CHALLENGE: From the listing, collect all lines containing the word "chart".

+-------+

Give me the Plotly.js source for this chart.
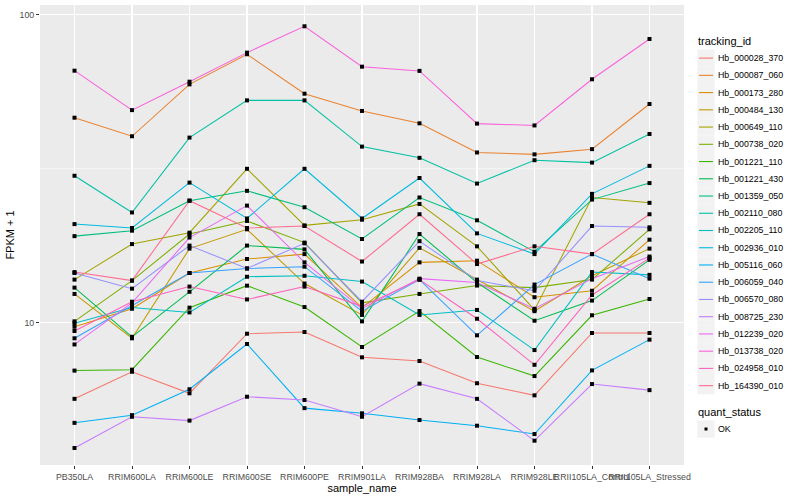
<!DOCTYPE html>
<html><head><meta charset="utf-8">
<script src="https://cdn.plot.ly/plotly-3.0.1.min.js"></script>
<style>html,body{margin:0;padding:0;background:#fff}#chart{width:800px;height:500px}</style>
</head><body><div id="chart"></div>
<script>
// ---- data ----
const sampleNames = ["PB350LA","RRIM600LA","RRIM600LE","RRIM600SE","RRIM600PE","RRIM901LA","RRIM928BA","RRIM928LA","RRIM928LE","RRII105LA_Control","RRII105LA_Stressed"];
const trackingIds = ["Hb_000028_370","Hb_000087_060","Hb_000173_280","Hb_000484_130","Hb_000649_110","Hb_000738_020","Hb_001221_110","Hb_001221_430","Hb_001359_050","Hb_002110_080","Hb_002205_110","Hb_002936_010","Hb_005116_060","Hb_006059_040","Hb_006570_080","Hb_008725_230","Hb_012239_020","Hb_013738_020","Hb_024958_010","Hb_164390_010"];
const hb_000028_370 = [5.66, 6.93, 5.90, 9.21, 9.33, 7.72, 7.51, 6.36, 5.81, 9.26, 9.26];
const hb_000087_060 = [46.3, 40.3, 59.4, 74.4, 55.4, 48.7, 44.4, 35.7, 35.2, 36.6, 51.3];
const hb_000173_280 = [9.7, 11.1, 14.5, 16.1, 16.7, 11.2, 15.7, 15.9, 12.1, 12.7, 18.6];
const hb_000484_130 = [12.4, 8.9, 17.4, 20.1, 13.4, 10.6, 17.5, 13.8, 10.9, 14.2, 17.4];
const hb_000649_110 = [13.8, 18.0, 19.6, 31.6, 20.7, 21.6, 24.3, 17.7, 11.0, 25.5, 24.5];
const hb_000738_020 = [10.1, 13.7, 19.4, 21.4, 18.2, 11.6, 12.4, 13.2, 13.0, 13.8, 20.1];
const hb_001221_110 = [6.99, 7.04, 11.19, 13.19, 11.24, 8.34, 10.91, 7.74, 6.71, 10.57, 11.94];
const hb_001221_430 = [13.0, 9.0, 12.6, 17.8, 17.3, 10.1, 19.4, 13.5, 10.15, 11.8, 16.0];
const hb_001359_050 = [19.1, 19.9, 24.9, 26.8, 23.7, 18.7, 25.5, 21.5, 17.0, 25.1, 28.4];
const hb_002110_080 = [30.0, 22.8, 39.9, 52.7, 52.7, 37.3, 34.3, 28.3, 33.7, 33.1, 41.0];
const hb_002205_110 = [9.96, 11.2, 10.8, 14.1, 14.2, 13.6, 10.6, 11.0, 8.15, 14.6, 14.3];
const hb_002936_010 = [20.9, 20.3, 28.5, 21.8, 31.6, 21.8, 29.5, 19.5, 16.7, 26.2, 32.3];
const hb_005116_060 = [4.73, 5.01, 6.08, 8.53, 5.28, 5.08, 4.83, 4.63, 4.35, 7.00, 8.81];
const hb_006059_040 = [8.9, 11.35, 14.5, 15.0, 15.2, 10.9, 13.8, 9.1, 13.3, 16.7, 13.9];
const hb_006570_080 = [14.5, 12.9, 17.8, 15.0, 18.1, 11.7, 18.4, 13.7, 12.7, 20.6, 20.4];
const hb_008725_230 = [3.92, 4.95, 4.81, 5.75, 5.61, 4.95, 6.34, 5.66, 4.14, 6.32, 6.04];
const hb_012239_020 = [8.5, 11.6, 18.9, 24.0, 15.7, 11.1, 13.9, 13.5, 11.1, 13.9, 16.4];
const hb_013738_020 = [65.8, 49.0, 60.6, 75.3, 91.7, 67.8, 65.7, 44.3, 43.7, 61.7, 83.4];
const hb_024958_010 = [9.4, 11.7, 13.1, 11.9, 13.1, 11.3, 13.8, 10.3, 7.3, 12.3, 16.2];
const hb_164390_010 = [14.6, 13.7, 24.9, 20.3, 20.6, 15.8, 22.5, 15.5, 17.7, 16.7, 22.5];
const quantStatus = ["OK"];
const yTickVals = [10, 100];
const yTickText = ["10", "100"];

const seriesList = [hb_000028_370, hb_000087_060, hb_000173_280, hb_000484_130, hb_000649_110, hb_000738_020, hb_001221_110, hb_001221_430, hb_001359_050, hb_002110_080, hb_002205_110, hb_002936_010, hb_005116_060, hb_006059_040, hb_006570_080, hb_008725_230, hb_012239_020, hb_013738_020, hb_024958_010, hb_164390_010];

// ---- styles ----
const palette = ["#F8766D","#EA8331","#D89000","#C09B00","#A3A500","#7CAE00","#39B600","#00BB4E","#00BF7D","#00C1A3","#00BFC4","#00BAE0","#00B0F6","#35A2FF","#9590FF","#C77CFF","#E76BF3","#FA62DB","#FF62BC","#FF6C91"];
const FONT = "Liberation Sans, Arial, Helvetica, sans-serif";

const traces = [];
seriesList.forEach((vals, i) => {
  traces.push({type:'scatter', mode:'lines', x: sampleNames, y: vals, name: trackingIds[i],
    line:{color: palette[i], width:1.05}, hoverinfo:'skip', showlegend:false});
});
seriesList.forEach((vals, i) => {
  traces.push({type:'scatter', mode:'markers', x: sampleNames, y: vals, name: quantStatus[0],
    marker:{symbol:'square', size:4, color:'#000'}, hoverinfo:'skip', showlegend:false});
});

// ---- manual ggplot-style legend ----
const L = 40, R = 684, T = 5, B = 465;
const px = x => (x - L) / (R - L);
const py = y => (B - y) / (B - T);
const annotations = [];
const shapes = [
  {type:'line', xref:'paper', x0:0, x1:1, yref:'y', y0:31.6228, y1:31.6228, layer:'below', line:{color:'#ffffff', width:0.55}}
];
annotations.push({xref:'paper', yref:'paper', x:px(696), y:py(40.7), xanchor:'left', yanchor:'middle', showarrow:false,
  text:'tracking_id', font:{family:FONT, size:11, color:'#000'}});
const step = 17.24, y0 = 58.1, half = 8.62;
trackingIds.forEach((id, k) => {
  const yc = y0 + step * k;
  shapes.push({type:'rect', xref:'paper', yref:'paper', x0:px(697.3), x1:px(714.6), y0:py(yc-half), y1:py(yc+half), fillcolor:'#F2F2F2', line:{width:0}});
  shapes.push({type:'line', xref:'paper', yref:'paper', x0:px(699), x1:px(713), y0:py(yc), y1:py(yc), line:{color:palette[k], width:1.1}});
  annotations.push({xref:'paper', yref:'paper', x:px(715.5), y:py(yc), xanchor:'left', yanchor:'middle', showarrow:false,
    text:id, font:{family:FONT, size:8.8, color:'#000'}});
});
annotations.push({xref:'paper', yref:'paper', x:px(696), y:py(412.3), xanchor:'left', yanchor:'middle', showarrow:false,
  text:'quant_status', font:{family:FONT, size:11, color:'#000'}});
shapes.push({type:'rect', xref:'paper', yref:'paper', x0:px(697.3), x1:px(714.6), y0:py(429-half), y1:py(429+half), fillcolor:'#F2F2F2', line:{width:0}});
shapes.push({type:'rect', xref:'paper', yref:'paper', x0:px(704.5), x1:px(707.5), y0:py(427.5), y1:py(430.5), fillcolor:'#000', line:{width:0}});
annotations.push({xref:'paper', yref:'paper', x:px(715.5), y:py(429), xanchor:'left', yanchor:'middle', showarrow:false,
  text:quantStatus[0], font:{family:FONT, size:8.8, color:'#000'}});

const layout = {
  width:800, height:500,
  margin:{l:L, r:800-R, t:T, b:500-B},
  paper_bgcolor:'#ffffff', plot_bgcolor:'#EBEBEB',
  font:{family:FONT, size:8.8, color:'#4D4D4D'},
  showlegend:false,
  xaxis:{type:'category', range:[-0.6, 10.6], tickangle:0, showgrid:true, gridcolor:'#ffffff', gridwidth:1.1,
    ticks:'outside', ticklen:3, tickwidth:1, tickcolor:'#333333', showline:false, zeroline:false,
    tickfont:{family:FONT, size:8.8, color:'#4D4D4D'}, automargin:false, fixedrange:true,
    title:{text:'sample_name', font:{family:FONT, size:11, color:'#000'}, standoff:2}},
  yaxis:{type:'log', range:[0.538, 2.0315], tickmode:'array', tickvals:yTickVals, ticktext:yTickText,
    showgrid:true, gridcolor:'#ffffff', gridwidth:1.1, ticks:'outside', ticklen:3, tickwidth:1, tickcolor:'#333333',
    showline:false, zeroline:false, tickfont:{family:FONT, size:8.8, color:'#4D4D4D'}, automargin:false, fixedrange:true,
    title:{text:'FPKM + 1', font:{family:FONT, size:11, color:'#000'}, standoff:2}},
  annotations: annotations,
  shapes: shapes
};
Plotly.newPlot('chart', traces, layout, {staticPlot:true, displayModeBar:false});
</script></body></html>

+-------+

WRITTEN RESPONSE:
Give me the Plotly.js source for this chart.
<style>html,body{margin:0;padding:0;background:#fff}#chart{width:800px;height:500px}</style>
</head><body><div id="chart"></div>
Plotly.newPlot('chart', traces, layout, {staticPlot:true, displayModeBar:false});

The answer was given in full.